Вторгаясь в Сербию, Центральные державы действовали согласно строго намеченному плану, что воспринималось с одобрением, по крайней мере, местным общественным мнением. В прошлом году австро-венгерская армия трижды вторгалась в соседнюю страну и трижды получала отпор. Но теперь все было иначе. 6 октября объединенные армии Германии и Австро-Венгрии перешли в наступление, 8 октября был взят Белград (кстати, в третий раз с августа прошлого года), 11 октября в страну вторглась еще и болгарская армия. И сейчас разбитое сербское войско было вынуждено отступать, а кроме того, над ним нависла угроза окружения. Отступали не только военные: огромные массы гражданского населения бежали вслед за ними на юг
[132].Среди их преследователей были Пал Келемен и его гусары. В сырую октябрьскую погоду они стремительно продвигались вперед. Подчас не вылезали из седла по нескольку суток. Они скакали мимо горящих, разоренных домов, по дорогам, забитым беженцами — больше всего женщинами всех возрастов и детьми. Они направлялись к гремевшим вдали орудийным залпам.
В это воскресенье эскадрон остановился у развалин сербского трактира. Вокруг сотни раненых лежали на глинистой земле. Шли бои с отступающим вражеским арьергардом, но не здесь, а за горными хребтами. Поэтому показалось странным, что после обеда сюда явился солдат, раненный в ногу: его обстреляли из хижины. Через полтора часа пожаловал еще один раненый, на этот раз в живот: он был обстрелян из той же самой хижины.
Послали патруль. Через некоторое время патрульные привели с собой какого-то человека, среднего роста, плохо одетого. Руки его были связаны. За ним следовали, по всей видимости, его близкие и соседи: женщины, дети, несколько стариков. Пал Келемен записывает в своем дневнике:
Через переводчика этого человека допросили, выслушали также свидетелей. Оказалось, что он, невзирая на многочисленные предупреждения односельчан, без стеснения палил по нашим солдатам. Когда он оглядывал людей, собравшихся вокруг него, казалось, что он какой-то дикарь, попавший в село из другого мира. Ему вынесли приговор: казнь через повешение
[133].Один мясник, резавший свиней в Вене, а теперь служивший поваром, с радостью вызвался исполнить роль палача. Он взял длинную веревку, раздобыл пустой ящик, который служил возвышением. Сербскому партизану разрешили прочесть последнюю молитву, но он ответил, что не нуждается в этом. Женщины зарыдали, дети захныкали, застыв на месте от ужаса, а солдаты окружили дерево, вроде бы настороженно, но глаза у них при этом загорелись.

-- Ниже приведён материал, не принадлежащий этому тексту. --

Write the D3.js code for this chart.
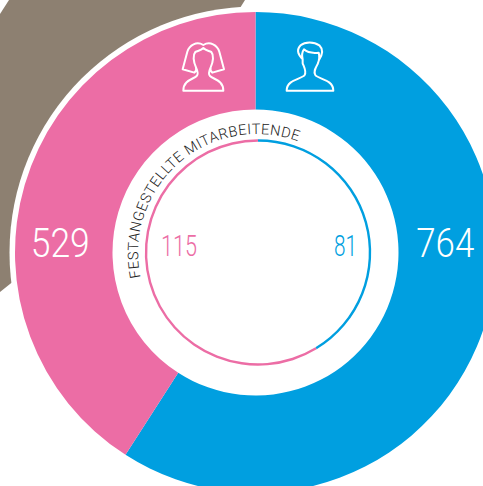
<!DOCTYPE html>
<html>
<head>
<meta charset="utf-8">
<script src="https://cdn.jsdelivr.net/npm/d3@7"></script>
<style>
html, body { margin: 0; padding: 0; background: #fff; }
svg { display: block; }
text { font-family: Roboto, sans-serif; font-weight: 300; }
</style>
</head>
<body>
<svg width="483" height="486"></svg>
<script>
var categories = ["Männer", "Frauen"]
var gesamt = [764, 529]
var festangestellt = [81, 115]
var farben = ["#009FE0", "#EC6DA5"]
var titel = "FESTANGESTELLTE MITARBEITENDE"

var svg = d3.select("svg")

var cx = 255.5, cy = 252.5
var outerR = 240.5, innerR = 143, whiteR = 246
var ringX = 258, ringY = 252.5, ringR = 112

// grey piece behind the donut, mostly hidden by the white disc
var grau = [[0, 14], [9, 0], [245, 0], [125, 192], [10, 284], [0, 292]]
svg.append("path")
    .attr("d", d3.line()(grau) + "Z")
    .attr("fill", "#8D8071")

svg.append("circle")
    .attr("cx", cx).attr("cy", cy).attr("r", whiteR)
    .attr("fill", "#fff")

var pie = d3.pie().sort(null)

var arcOuter = d3.arc().innerRadius(innerR).outerRadius(outerR)
svg.append("g")
    .attr("transform", "translate(" + cx + "," + cy + ")")
    .selectAll("path")
    .data(pie(gesamt))
    .enter().append("path")
    .attr("d", arcOuter)
    .attr("fill", function (d, i) { return farben[i] })

var arcInner = d3.arc().innerRadius(ringR - 1.2).outerRadius(ringR + 1.2)
svg.append("g")
    .attr("transform", "translate(" + ringX + "," + ringY + ")")
    .selectAll("path")
    .data(pie(festangestellt))
    .enter().append("path")
    .attr("d", arcInner)
    .attr("fill", function (d, i) { return farben[i] })

// big numbers, mid ring left and right
var midR = (innerR + outerR) / 2
svg.selectAll(".gesamt")
    .data(gesamt)
    .enter().append("text")
    .attr("class", "gesamt")
    .attr("x", function (d, i) { return i == 0 ? cx + midR - 2 : cx - midR - 3.5 })
    .attr("y", cy + 4.5)
    .attr("text-anchor", "middle")
    .attr("font-size", 40)
    .attr("textLength", function (d, i) { return i == 0 ? 58 : 59 })
    .attr("lengthAdjust", "spacingAndGlyphs")
    .attr("fill", "#fff")
    .text(function (d) { return d })

svg.selectAll(".fest")
    .data(festangestellt)
    .enter().append("text")
    .attr("class", "fest")
    .attr("x", function (d, i) { return i == 0 ? ringX + ringR - 13 : ringX - ringR + 15 })
    .attr("y", cy + 3.5)
    .attr("text-anchor", function (d, i) { return i == 0 ? "end" : "start" })
    .attr("font-size", 30)
    .attr("textLength", function (d, i) { return i == 0 ? 23 : 36 })
    .attr("lengthAdjust", "spacingAndGlyphs")
    .attr("fill", function (d, i) { return farben[i] })
    .text(function (d) { return d })

// curved title
var titelR = 119
var titelStart = -101.8 * Math.PI / 180
var titelEnd = 20 * Math.PI / 180
var titelPfad = d3.path()
titelPfad.arc(257, 253, titelR, titelStart - Math.PI / 2, titelEnd - Math.PI / 2)
svg.append("defs").append("path")
    .attr("id", "titelPfad")
    .attr("d", titelPfad.toString())
svg.append("text")
    .attr("font-size", 14.5)
    .attr("fill", "#222")
    .append("textPath")
    .attr("href", "#titelPfad")
    .attr("textLength", titelR * (titelEnd - titelStart))
    .text(titel)

// icons, drawn in a 3x box like the source artwork
var frau = "M52,65 C58,45 80,33 100,45 C120,33 142,45 148,65 L162,118 L127,128 C122,125 120,120 122,112 C130,95 132,75 124,66 C116,62 108,62 100,54 C92,62 84,62 76,66 C68,75 70,95 78,112 C80,120 78,125 73,128 L38,118 Z"
    + " M78,112 C84,125 86,132 80,138 C70,148 40,150 40,182 L160,182 C160,150 130,148 120,138 C114,132 116,125 122,112"
var mann = "M398,88 C385,75 378,60 392,46 C405,35 432,35 448,46 C462,60 458,75 446,92"
    + " M398,88 C394,72 396,66 402,58 C415,70 430,70 446,68 C450,80 448,90 443,102 C436,115 430,125 436,135 C445,148 490,148 490,182 L350,182 C350,148 395,148 404,135 C410,125 404,115 398,100 Z"
svg.append("g")
    .attr("transform", "translate(170,30) scale(0.3333)")
    .selectAll("path")
    .data([frau, mann])
    .enter().append("path")
    .attr("d", function (d) { return d })
    .attr("fill", "none")
    .attr("stroke", "#fff")
    .attr("stroke-width", 6)
    .attr("stroke-linejoin", "round")
</script>
</body>
</html>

Два солдата поставили серба на ящик. Он держался стойко, но взгляд его был свиреп, как у безумца. Ему на шею набросили петлю, выбили ящик из-под ног. Веревка оказалась слишком длинной, и мясник исправил положение дополнительным резким рывком. Лицо партизана исказилось. По телу пробежали судороги. Вот он умирает. Язык вываливается изо рта, члены коченеют, и он медленно покачивается на веревке.
В сумерках зрители расходятся: сперва исчезают солдаты, вслед за ними — гражданские лица. Позднее Келемен видит двух солдат, бредущих по дороге. Они замечают тело, раскачивающееся на осеннем ветру, подходят к нему и начинают зубоскалить. Один ударяет покойника прикладом винтовки, после чего они отдают ему честь и удаляются.